## START

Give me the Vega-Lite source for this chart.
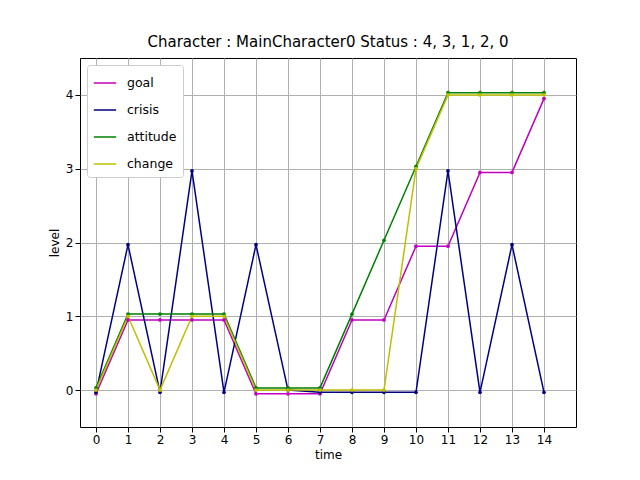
{
  "$schema": "https://vega.github.io/schema/vega-lite/v6.json",
  "width": 496,
  "height": 369,
  "autosize": "none",
  "padding": {"left": 80, "top": 58, "right": 64, "bottom": 53},
  "title": {"text": "Character : MainCharacter0 Status : 4, 3, 1, 2, 0", "font": "DejaVu Sans", "fontSize": 15, "fontWeight": "normal", "offset": 8},
  "config": {
    "view": {"stroke": "black", "strokeWidth": 1},
    "axis": {"labelFont": "DejaVu Sans", "titleFont": "DejaVu Sans", "labelFontSize": 12, "titleFontSize": 12, "titleFontWeight": "normal", "gridColor": "#b0b0b0", "gridOpacity": 1, "domain": false, "tickColor": "black", "labelColor": "black"}
  },
  "data": {"values": [
    {"s":"goal","t":0,"v":-0.05},{"s":"goal","t":1,"v":0.95},{"s":"goal","t":2,"v":0.95},{"s":"goal","t":3,"v":0.95},{"s":"goal","t":4,"v":0.95},{"s":"goal","t":5,"v":-0.05},{"s":"goal","t":6,"v":-0.05},{"s":"goal","t":7,"v":-0.05},{"s":"goal","t":8,"v":0.95},{"s":"goal","t":9,"v":0.95},{"s":"goal","t":10,"v":1.95},{"s":"goal","t":11,"v":1.95},{"s":"goal","t":12,"v":2.95},{"s":"goal","t":13,"v":2.95},{"s":"goal","t":14,"v":3.95},
    {"s":"crisis","t":0,"v":-0.03},{"s":"crisis","t":1,"v":1.97},{"s":"crisis","t":2,"v":-0.03},{"s":"crisis","t":3,"v":2.97},{"s":"crisis","t":4,"v":-0.03},{"s":"crisis","t":5,"v":1.97},{"s":"crisis","t":6,"v":0.0},{"s":"crisis","t":7,"v":-0.03},{"s":"crisis","t":8,"v":-0.03},{"s":"crisis","t":9,"v":-0.03},{"s":"crisis","t":10,"v":-0.03},{"s":"crisis","t":11,"v":2.97},{"s":"crisis","t":12,"v":-0.03},{"s":"crisis","t":13,"v":1.97},{"s":"crisis","t":14,"v":-0.03},
    {"s":"attitude","t":0,"v":0.03},{"s":"attitude","t":1,"v":1.03},{"s":"attitude","t":2,"v":1.03},{"s":"attitude","t":3,"v":1.03},{"s":"attitude","t":4,"v":1.03},{"s":"attitude","t":5,"v":0.03},{"s":"attitude","t":6,"v":0.03},{"s":"attitude","t":7,"v":0.03},{"s":"attitude","t":8,"v":1.03},{"s":"attitude","t":9,"v":2.03},{"s":"attitude","t":10,"v":3.03},{"s":"attitude","t":11,"v":4.03},{"s":"attitude","t":12,"v":4.03},{"s":"attitude","t":13,"v":4.03},{"s":"attitude","t":14,"v":4.03},
    {"s":"change","t":0,"v":0},{"s":"change","t":1,"v":1},{"s":"change","t":2,"v":0},{"s":"change","t":3,"v":1},{"s":"change","t":4,"v":1},{"s":"change","t":5,"v":0},{"s":"change","t":6,"v":0},{"s":"change","t":7,"v":0},{"s":"change","t":8,"v":0},{"s":"change","t":9,"v":0},{"s":"change","t":10,"v":3},{"s":"change","t":11,"v":4},{"s":"change","t":12,"v":4},{"s":"change","t":13,"v":4},{"s":"change","t":14,"v":4}
  ]},
  "mark": {"type": "line", "strokeWidth": 1.5, "point": {"size": 14, "filled": true}},
  "encoding": {
    "x": {"field": "t", "type": "quantitative", "title": "time", "scale": {"domain": [-0.5, 15], "nice": false, "zero": false}, "axis": {"values": [0,1,2,3,4,5,6,7,8,9,10,11,12,13,14], "format": "d"}},
    "y": {"field": "v", "type": "quantitative", "title": "level", "scale": {"domain": [-0.5, 4.5], "nice": false}, "axis": {"values": [0,1,2,3,4], "format": "d"}},
    "color": {"field": "s", "type": "nominal", "sort": ["goal","crisis","attitude","change"],
      "scale": {"domain": ["goal","crisis","attitude","change"], "range": ["#bf00bf","#000080","#008000","#bfbf00"]},
      "legend": {"title": null, "orient": "top-left", "symbolType": "stroke", "symbolStrokeWidth": 1.5, "symbolSize": 500, "labelFont": "DejaVu Sans", "labelFontSize": 12.5, "rowPadding": 8, "labelOffset": 10, "fillColor": "white", "strokeColor": "#cccccc", "padding": 6, "cornerRadius": 3, "offset": 7}},
    "order": {"field": "t", "type": "quantitative"}
  }
}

## END

What you are asked to do —
Copy the data character for character, but drop all pictures from the copy.

Solution for this task —
Give me the Vega-Lite source for this chart.
{
  "$schema": "https://vega.github.io/schema/vega-lite/v6.json",
  "width": 496,
  "height": 369,
  "autosize": "none",
  "padding": {"left": 80, "top": 58, "right": 64, "bottom": 53},
  "title": {"text": "Character : MainCharacter0 Status : 4, 3, 1, 2, 0", "font": "DejaVu Sans", "fontSize": 15, "fontWeight": "normal", "offset": 8},
  "config": {
    "view": {"stroke": "black", "strokeWidth": 1},
    "axis": {"labelFont": "DejaVu Sans", "titleFont": "DejaVu Sans", "labelFontSize": 12, "titleFontSize": 12, "titleFontWeight": "normal", "gridColor": "#b0b0b0", "gridOpacity": 1, "domain": false, "tickColor": "black", "labelColor": "black"}
  },
  "data": {"values": [
    {"s":"goal","t":0,"v":-0.05},{"s":"goal","t":1,"v":0.95},{"s":"goal","t":2,"v":0.95},{"s":"goal","t":3,"v":0.95},{"s":"goal","t":4,"v":0.95},{"s":"goal","t":5,"v":-0.05},{"s":"goal","t":6,"v":-0.05},{"s":"goal","t":7,"v":-0.05},{"s":"goal","t":8,"v":0.95},{"s":"goal","t":9,"v":0.95},{"s":"goal","t":10,"v":1.95},{"s":"goal","t":11,"v":1.95},{"s":"goal","t":12,"v":2.95},{"s":"goal","t":13,"v":2.95},{"s":"goal","t":14,"v":3.95},
    {"s":"crisis","t":0,"v":-0.03},{"s":"crisis","t":1,"v":1.97},{"s":"crisis","t":2,"v":-0.03},{"s":"crisis","t":3,"v":2.97},{"s":"crisis","t":4,"v":-0.03},{"s":"crisis","t":5,"v":1.97},{"s":"crisis","t":6,"v":0.0},{"s":"crisis","t":7,"v":-0.03},{"s":"crisis","t":8,"v":-0.03},{"s":"crisis","t":9,"v":-0.03},{"s":"crisis","t":10,"v":-0.03},{"s":"crisis","t":11,"v":2.97},{"s":"crisis","t":12,"v":-0.03},{"s":"crisis","t":13,"v":1.97},{"s":"crisis","t":14,"v":-0.03},
    {"s":"attitude","t":0,"v":0.03},{"s":"attitude","t":1,"v":1.03},{"s":"attitude","t":2,"v":1.03},{"s":"attitude","t":3,"v":1.03},{"s":"attitude","t":4,"v":1.03},{"s":"attitude","t":5,"v":0.03},{"s":"attitude","t":6,"v":0.03},{"s":"attitude","t":7,"v":0.03},{"s":"attitude","t":8,"v":1.03},{"s":"attitude","t":9,"v":2.03},{"s":"attitude","t":10,"v":3.03},{"s":"attitude","t":11,"v":4.03},{"s":"attitude","t":12,"v":4.03},{"s":"attitude","t":13,"v":4.03},{"s":"attitude","t":14,"v":4.03},
    {"s":"change","t":0,"v":0},{"s":"change","t":1,"v":1},{"s":"change","t":2,"v":0},{"s":"change","t":3,"v":1},{"s":"change","t":4,"v":1},{"s":"change","t":5,"v":0},{"s":"change","t":6,"v":0},{"s":"change","t":7,"v":0},{"s":"change","t":8,"v":0},{"s":"change","t":9,"v":0},{"s":"change","t":10,"v":3},{"s":"change","t":11,"v":4},{"s":"change","t":12,"v":4},{"s":"change","t":13,"v":4},{"s":"change","t":14,"v":4}
  ]},
  "mark": {"type": "line", "strokeWidth": 1.5, "point": {"size": 14, "filled": true}},
  "encoding": {
    "x": {"field": "t", "type": "quantitative", "title": "time", "scale": {"domain": [-0.5, 15], "nice": false, "zero": false}, "axis": {"values": [0,1,2,3,4,5,6,7,8,9,10,11,12,13,14], "format": "d"}},
    "y": {"field": "v", "type": "quantitative", "title": "level", "scale": {"domain": [-0.5, 4.5], "nice": false}, "axis": {"values": [0,1,2,3,4], "format": "d"}},
    "color": {"field": "s", "type": "nominal", "sort": ["goal","crisis","attitude","change"],
      "scale": {"domain": ["goal","crisis","attitude","change"], "range": ["#bf00bf","#000080","#008000","#bfbf00"]},
      "legend": {"title": null, "orient": "top-left", "symbolType": "stroke", "symbolStrokeWidth": 1.5, "symbolSize": 500, "labelFont": "DejaVu Sans", "labelFontSize": 12.5, "rowPadding": 8, "labelOffset": 10, "fillColor": "white", "strokeColor": "#cccccc", "padding": 6, "cornerRadius": 3, "offset": 7}},
    "order": {"field": "t", "type": "quantitative"}
  }
}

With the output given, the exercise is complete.